It is Sunday evening and I have a melancholic feeling of not wanting the Sabbath to end, especially as it’s going to be (another) very busy week and I am recovering from jet lag. Time abroad, particularly the long hours in mid-air which so strangely ushers it in and out, affords an opportunity for a fresh perspective which always leaves me resolved to ration my commitments and have more Sabbath time for prayer and recreation. Sadly this resolve seldom outlasts the return, with its already accumulated jungle of tasks waiting to be cleared just to see the way forward.

I am hacking though the digital undergrowth of emails – variously declaring my order to be accepted, paid for, processed, soon to be despatched, now despatched, ready for delivery, delivered, and how do I rate the transaction? –when an e-mail arrives from a friend, saying, as old friends do, how he has been meaning to get in touch. He says he is on a train en route for meetings in Paris, and recalls that in seminary I once quoted a French prayer of a priest on a Sunday night (it was Michel Quoist’s prayer of that name). He says simply that he hopes that given all the current abuse crisis I am not feeling too burdened or lonely this Sunday night. Perhaps, he adds tactfully, it is because he is away from his own family tonight or just something to do with the wistfulness of autumn, but he just wants to assure me of his prayers and fellowship in the quiet of this evening.
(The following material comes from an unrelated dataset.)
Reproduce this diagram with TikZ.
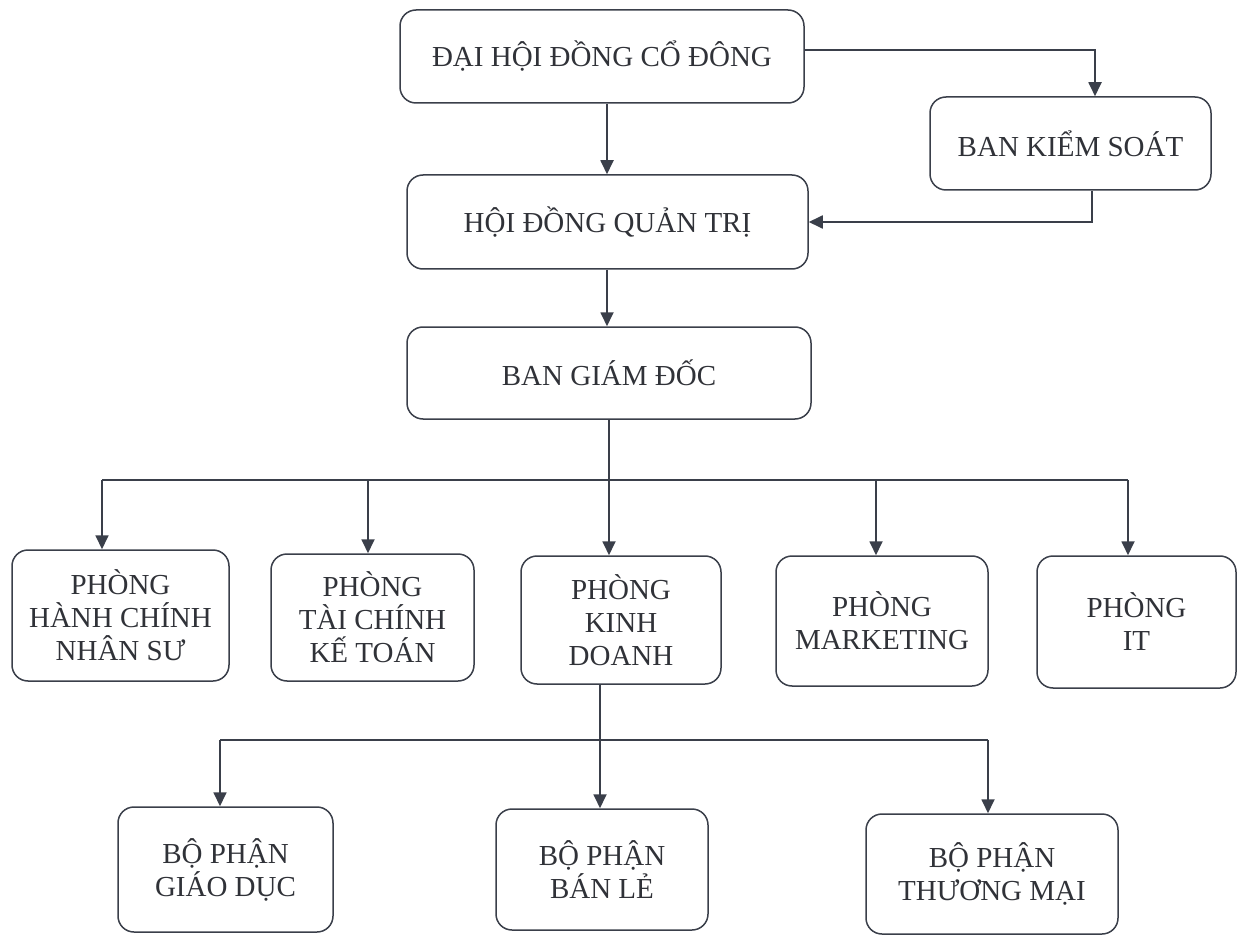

He was the best of us from seminary days, and I would confidently have put a lot of money on his having a vocation to the priesthood. In fact, he left seminary after three years, having distinguished himself by his fidelity and integrity in formation and acquitting himself with new academic honours. For a while he worked as a lay chaplain and in the course of this work he met his future wife. They have been married for several years now, have beautiful children and he has a fulfilling career. He is the ideal of a Catholic layman.

‘‘What a great favour God does to those with whom he places the company of good people,’’ says St Teresa of Avila. I feel a surge of gratitude for this friendship and a kind of recognition of what it was I actually saw in seminary: not that he was supremely qualified to be a good priest, but that he was a good man, a man of God. It reminds me that priesthood is not the best choice in every case. It depends on correct discernment and the willingness to embrace the consequences of any call. To see my friend become more himself in his married vocation is a profound inspiration; it shows how the crisis in the priesthood will be overcome.

One of my tests of vocation was always a fairly instinctual one as to whether I could imagine that person having a ‘‘normal’’ life. When as a teenager I used to spend time with the Carmelites on discernment weekends it was borne upon me that the best of these priests would have made good fathers, good husbands, good friends, good professionals, interesting party guests, and had the capacity for all these things.

Before you can be a saint you must be a man, Thomas Merton wrote, and the same is true of being a priest. It is not a way for different or special men, it is a special way of being a man, so that someone who is a good priest, by definition, ought to have human virtues that would qualify him for other vocations. Clericalism, if by that one means recognising something distinctive about priesthood in terms of one’s comportment and behaviour, one’s whole sense of self, is not the problem. Narcissism, which confuses the dignity of the office with one’s own grandiose ideas of entitlement and lack of accountability, is the root of the abuse crisis among priests and bishops.